Abstract: Glioblastoma is the most aggressive type of brain cancer with the median survival time of one year. A particular microRNA, miR-451, and its counterpart, AMPK complex are known to play a key role in controlling a balance between rapid proliferation and aggressive invasion in response to metabolic stress in the microenvironment. The present paper develops a hybrid model of glioblastoma that identifies a key mechanism behind the molecular switches between proliferative phase and migratory phase in response to metabolic stress and biophysical interaction between cells. We focus on the core miR-451-AMPK control system and show how up- or down-regulation of components in these pathways affects cell proliferation and migration.
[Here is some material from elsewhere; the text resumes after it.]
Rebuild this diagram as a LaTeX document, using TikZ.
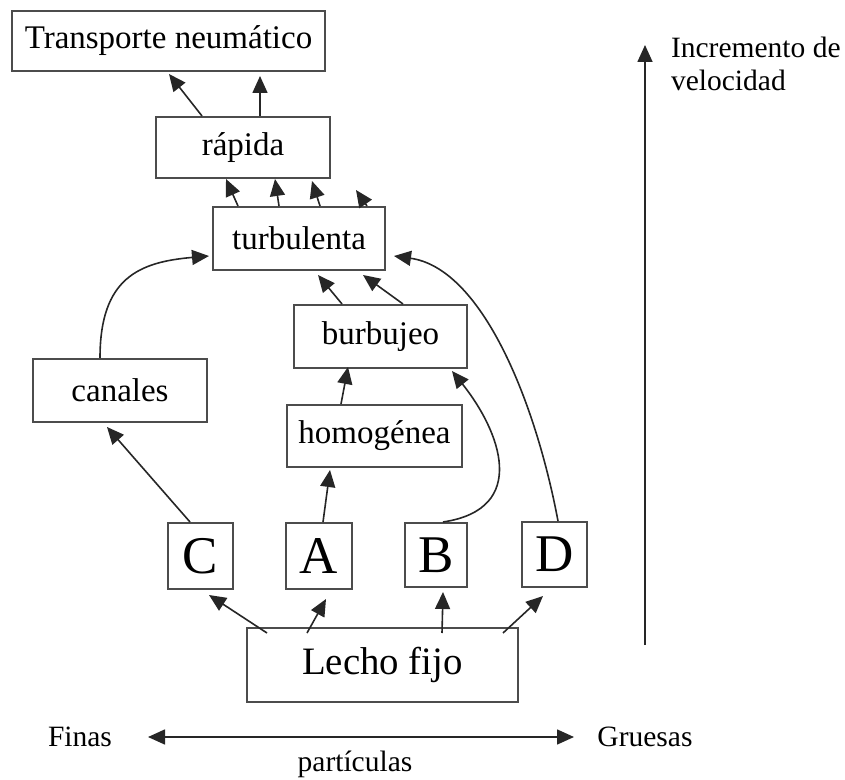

The model predicts the larger window of bistable systems when there exists a time delay in the inhibitory pathway from CAB39/LKB1/STRAD/AMPK to miR-451. Delayed down-regulation of miR-451 along this pathway would let glioma cells stay longer in the proliferative stage despite relatively low glucose levels, making it a possible therapeutic target. Analysis of the model predicts the existence of a limit cycle with two time delays. We then study a hybrid model for the biomechanical interaction between invasive and proliferative cells, in which all cells are modeled individually, and show how biophysical properties of cells and core miR-451-AMPK control system affect the growth/invasion patterns of glioma spheroids in response to various glucose levels in the microenvironment. The model predicts that cell migration not only depends on glucose availability but also on mechanical constraints between cells. The model suggests that adhesion strength between cells plays an important role in cell shedding from the main core and the disruption of cell-cell adhesion is a pre-requisite for glioma cell invasion. The model also suggests that injection of glucose after surgery will increase visibility of individual migratory cells and the second surgery may eradicate the remaining cancer cells, preventing regrowth of the invisible migratory glioma cells.

Keywords:  Glioblastoma, cancer progression, hybrid model.
Mathematics Subject Classification:  Primary: 92C45, 92C50; Secondary: 92B05.

Received: February 2012;      Revised: April 2012;      Available Online: February 2013.